Mark Mirotznik, associate professor of electrical and computer engineering, is working with Shridhar Yarlagadda, assistant director of research at CCM, and other center researchers to create the next generation of electromagnetically functionalized composite materials.
"By tailoring the electromagnetic properties of structural composites," Mirotznik says, "it may be possible to integrate antennas, electronics, frequency-selective surfaces, and other electromagnetic components into the structural skin of future commercial and military vehicles and structures." Funded primarily by the U.S. Navy and Army, the team is exploring new design methodologies and fabrication processes for producing structural composites with these unique properties.
While CCM has received strong support from the DoD and its industrial subcontractors, Gillespie emphasizes that the research conducted with this funding has benefits to all.
"Many of the technologies that we take for granted today grew out of war-time needs," he points out. "Military aircraft led the way for commercial aircraft, body armor for soldiers paved the path to protective clothing for prison guards and police officers, and armored vehicle technologies provided the foundation for automotive applications."
As an example of this at CCM, work done under the Advanced Materials Intelligent Processing Center (AMIPC), a program funded by the Office of Naval Research, resulted in significant advances in the understanding of material behavior and flow during liquid composite molding processes.
Led by Gillespie and Suresh Advani, George W. Laird Professor of Mechanical Engineering, the AMIPC resulted in the development of simulations that have helped reduce the cost of traditional trial-and-error molding and manufacturing practices for a broad range of applications, from car hoods to bridge decks — far beyond the Navy's interest in inserting composites into ship applications.
If the future is indeed composites, what does that future hold? Gillespie sees increasing exploitation of the system benefits of these complex materials. "This is where we can do better," he says. "We already know that composites are the best way to reduce weight without miniaturization. Now we just have to keep working on ways to increase the functional work that these lightweight but strong hosts can do."

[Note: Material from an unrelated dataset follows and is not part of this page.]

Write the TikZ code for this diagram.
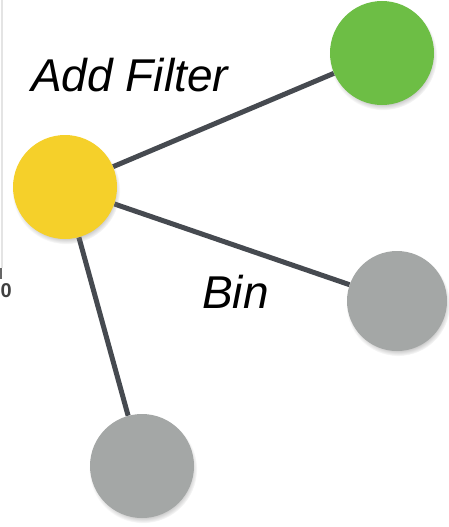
\documentclass[tikz,border=0pt]{standalone}
\usepackage{fontspec}
\setmainfont{Liberation Sans}
\usetikzlibrary{shadows, backgrounds}
\definecolor{hubyellow}{HTML}{F5D02A}
\definecolor{pickgreen}{HTML}{6DBE45}
\definecolor{idlegray}{HTML}{A4A7A6}
\definecolor{linkgray}{HTML}{464A50}
\definecolor{axisgray}{HTML}{E4E4E4}

\begin{document}
\begin{tikzpicture}[x=1pt, y=-1pt,
  dot/.style={circle, minimum size=104pt, inner sep=0pt,
    circular drop shadow={shadow xshift=1pt, shadow yshift=-3pt, shadow scale=1.04, opacity=0.55}},
  link/.style={line width=5pt, draw=linkgray},
  tag/.style={font=\fontsize{46}{50}\selectfont\itshape, inner sep=0pt, anchor=base west}]
\useasboundingbox (0,0) rectangle (448,527);

% cut-off axis at the left edge
\draw[axisgray, line width=1.2pt] (2,0) -- (2,268);
\draw[black!60, line width=1.5pt] (1,268) -- (1,279);
\node[font=\fontsize{20}{22}\selectfont\bfseries, text=black!75, inner sep=0pt, anchor=base west] (zero) at (0.5,297) {0};

\node[dot, fill=hubyellow] (hub) at (65,187) {};
\node[dot, fill=pickgreen] (filt) at (382,53) {};
\node[dot, fill=idlegray, minimum size=100pt] (binr) at (397,301) {};
\node[dot, fill=idlegray] (binb) at (142,466) {};

\begin{scope}[on background layer]
\draw[link] (hub) -- (filt);
\draw[link] (hub) -- (binr);
\draw[link] (hub) -- (binb);
\end{scope}

\node[tag] (addlbl) at (31,92) {Add Filter};
\node[tag] (binlbl) at (202,308) {Bin};
\end{tikzpicture}
\end{document}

The integrated structural composite fuel cell developed by Cedric Jacob and John Gangloff may someday help transform the world of renewable energy. For their innovative idea, the UD doctoral students in mechanical engineering won a $10,000 cash prize in the Owens Corning Composite App Challenge, a global competition to find new applications for composite materials. The duo plans to invest the winnings in future projects.
"When we do research here at the center," Gangloff said of UD's Center for Composite Materials, "we're trained to think about how what we're doing will impact government and industry, as well as how their needs and problems can provide direction for our work. The Composite App Challenge embodied that way of thinking, so it was the perfect outlet for our creativity."